Employers across the country slammed the brakes on hiring over the last two months, raising new doubts the economy is strong enough for the Federal Reserve to raise interest rates by the end of this year.
Payrolls outside of farming rose by 142,000 last month and August figures were revised sharply lower to show only 136,000 jobs added that month. That marked the smallest two-month gain in employment in over a year and could fuel fears that the China-led global economic slowdown is sapping America’s strength.
You can’t throw lipstick on this pig. The weak job growth took Wall Street by surprise and U.S. Stocks sold off Friday, while the dollar also weakened and yields of government bonds fell.
Bets on interest rate futures showed investors only saw a 30 percent chance of a Fed rate hike in December, down from under 50 percent before the job report’s release.
With a weak report here, in combination with some of the other weakness that we are seeing across the globe, the odds get dinged for a December interest rate hike.
Investors saw virtually no chance the Fed would end its near-zero interest rate policy at its only other scheduled meeting this year, to be held later in October. Futures prices indicated investors were betting the Fed would probably hike in March.
U.S. factories are feeling the global chill and shed 9,000 jobs in September after losing 18,000 in August, according to the Labor Department’s survey of employers.
We had seen events in China in the past few months lead to some global financial turmoil and you’re seeing it appear in the current the data.
New orders received by U.S. Factories fell 1.7 percent in August, the Commerce Department said in a separate report. .
This recovery continues to disappoint, but we can’t accept it as the new normal, yet! The recent pace of job growth should have been enough to push the unemployment rate lower because only around 100,000 new jobs are needed a month to keep up with population growth. But the jobless rate held steady at 5.1 per cent. The unemployment rate is derived from a separate survey of households that showed 350,000 workers dropping out of the labor force last month, as well as a lower level of employment.
The share of the population in the work force, which includes people who have jobs or are looking for one, fell to 62.4 per cent, the lowest level since 1977!

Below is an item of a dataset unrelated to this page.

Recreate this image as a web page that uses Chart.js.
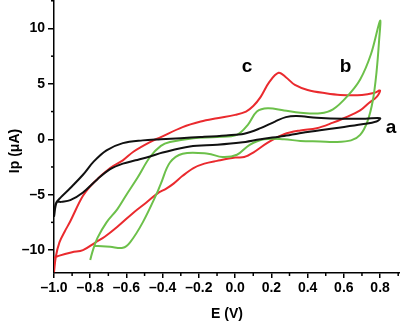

Average hourly wages fell by a cent to $25.09 (U.S.) during the month and were up only 2.2 per cent from the same month in 2014, holding around the same levels seen all year and pointing to marginal inflationary pressures.
The report did have a few bright spots that might be welcomed by Fed chief Janet Yellen, who said last week the economy was doing well enough to warrant higher rates this year.
The number of workers with part-time jobs, but who want more hours fell by 447,000 in September to 6.0 million.
Yellen has signaled that the elevated number of these workers points to hidden slack in the labor market that isn’t captured by the jobless rate. A measure of joblessness that includes these workers and is closely followed by the Fed fell to 10 percent, its lowest level since May 2008.
Economists polled had expected job growth of 203,000 in September.
All told, revised estimates meant 59,000 fewer jobs were created in July and August than previously believed.
In another grim sign, the number of hours worked in the country fell 0.2 per cent, raising the specter that some broader softness might have gripped the economy last month.
Some of the strongest headwinds in the U.S. economy comes from the commodity sector, which has slowed in part because of weaker demand from China.
The price of oil fell nearly 50 per cent over the last year, and U.S. Mining payrolls, which include energy sector jobs, fell by 10,000 in September, the ninth straight month of declines.
The American black community suffered more than most with a rate of 9.2 percent. The Bureau of Labor Statistics offered a summary:
Among the major worker groups, the unemployment rates for adult men (4.7 percent), adult women (4.6 percent), teenagers (16.3 percent), whites (4.4 percent), blacks (9.2 percent), Asians (3.6 percent), and Hispanics (6.4 percent) showed little or no change in September.
So, the black unemployment rate nearly doubled the white one. And the black community has not seen an improvement. The rate was 9.5 percent in August; it was 9.1 percent in July and 9.5 percent in June.
There are various explanations for the black unemployment problem. They range from poverty to incarceration rates and low education attainment. In many places, black Americans still live in areas segregated from whites. That means they do not have the same access to services that might favor white Americans. Whether all these theories are true, or just some of them, they stand as a reasonable set of circumstances for keeping black unemployment high, and that hurts us all, regardless of race.
While poverty rates for blacks have improved, they have done so less than for whites. So, the overall circumstances of problems for black Americans are self-fulfilling.